**To do:** All pictures are to be skipped; retype only the lines from the top of the entries through the line with "from bokeh.resources import INLINE", both included.

**Entries provided:**
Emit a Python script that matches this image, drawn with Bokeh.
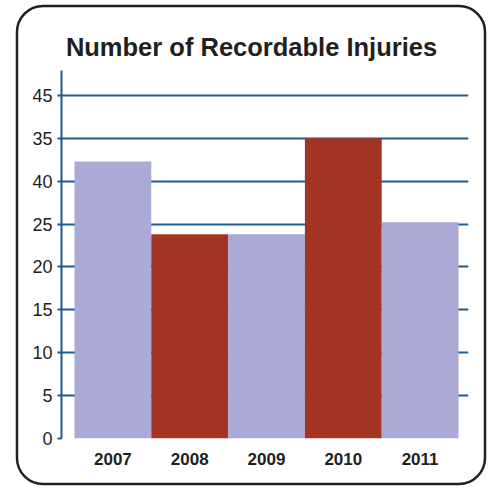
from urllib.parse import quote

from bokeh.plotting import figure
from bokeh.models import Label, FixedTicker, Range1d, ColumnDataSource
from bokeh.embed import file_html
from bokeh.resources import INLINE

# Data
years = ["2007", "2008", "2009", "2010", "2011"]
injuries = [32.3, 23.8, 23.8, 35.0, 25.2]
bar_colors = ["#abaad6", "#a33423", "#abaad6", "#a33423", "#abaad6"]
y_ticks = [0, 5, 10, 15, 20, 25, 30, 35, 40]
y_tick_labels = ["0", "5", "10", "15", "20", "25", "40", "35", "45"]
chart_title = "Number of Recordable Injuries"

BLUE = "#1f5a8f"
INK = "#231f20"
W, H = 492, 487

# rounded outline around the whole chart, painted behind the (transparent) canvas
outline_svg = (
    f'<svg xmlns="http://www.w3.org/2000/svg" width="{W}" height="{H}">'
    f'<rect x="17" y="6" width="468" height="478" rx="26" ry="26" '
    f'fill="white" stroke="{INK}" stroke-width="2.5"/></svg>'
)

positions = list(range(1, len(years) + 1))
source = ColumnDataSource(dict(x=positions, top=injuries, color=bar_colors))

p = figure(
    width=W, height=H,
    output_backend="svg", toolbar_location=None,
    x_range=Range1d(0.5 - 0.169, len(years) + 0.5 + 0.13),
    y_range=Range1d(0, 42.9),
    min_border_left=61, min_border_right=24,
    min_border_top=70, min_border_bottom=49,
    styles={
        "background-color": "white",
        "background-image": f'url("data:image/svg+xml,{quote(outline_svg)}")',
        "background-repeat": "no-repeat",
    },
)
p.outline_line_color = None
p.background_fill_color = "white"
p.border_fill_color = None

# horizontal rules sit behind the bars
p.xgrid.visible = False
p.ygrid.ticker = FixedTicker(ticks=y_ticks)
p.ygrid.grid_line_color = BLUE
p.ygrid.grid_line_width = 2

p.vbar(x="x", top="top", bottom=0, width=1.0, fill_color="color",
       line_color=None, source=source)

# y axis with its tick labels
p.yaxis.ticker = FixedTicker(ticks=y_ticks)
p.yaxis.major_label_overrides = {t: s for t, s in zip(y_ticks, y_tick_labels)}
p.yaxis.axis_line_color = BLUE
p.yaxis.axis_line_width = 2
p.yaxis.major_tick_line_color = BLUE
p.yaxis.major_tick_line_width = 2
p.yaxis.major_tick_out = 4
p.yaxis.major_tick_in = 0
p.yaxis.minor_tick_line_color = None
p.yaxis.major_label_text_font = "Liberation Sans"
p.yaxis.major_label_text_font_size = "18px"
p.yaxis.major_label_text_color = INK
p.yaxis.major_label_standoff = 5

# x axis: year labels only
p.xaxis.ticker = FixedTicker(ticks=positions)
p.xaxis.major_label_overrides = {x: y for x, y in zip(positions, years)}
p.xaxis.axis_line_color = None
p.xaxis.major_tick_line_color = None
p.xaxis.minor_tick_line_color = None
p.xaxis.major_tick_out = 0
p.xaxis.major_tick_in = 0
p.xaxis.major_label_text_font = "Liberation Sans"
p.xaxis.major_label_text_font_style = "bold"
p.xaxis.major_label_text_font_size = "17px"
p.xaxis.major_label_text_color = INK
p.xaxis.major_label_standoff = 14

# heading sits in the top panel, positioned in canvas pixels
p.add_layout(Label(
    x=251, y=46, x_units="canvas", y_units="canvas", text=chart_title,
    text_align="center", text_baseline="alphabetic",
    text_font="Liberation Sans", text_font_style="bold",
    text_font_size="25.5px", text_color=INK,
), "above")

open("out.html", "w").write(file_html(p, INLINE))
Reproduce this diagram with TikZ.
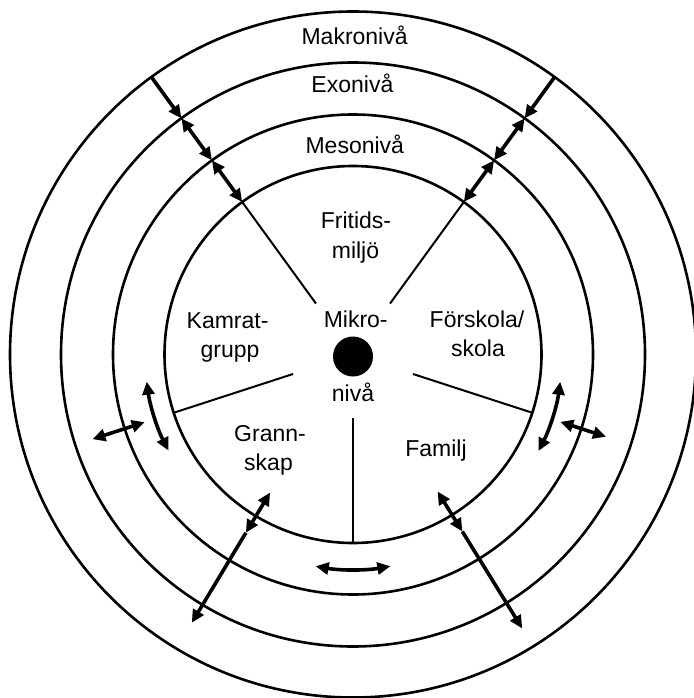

**Full response:**
Emit a Python script that matches this image, drawn with Bokeh.
from urllib.parse import quote

from bokeh.plotting import figure
from bokeh.models import Label, FixedTicker, Range1d, ColumnDataSource
from bokeh.embed import file_html
from bokeh.resources import INLINE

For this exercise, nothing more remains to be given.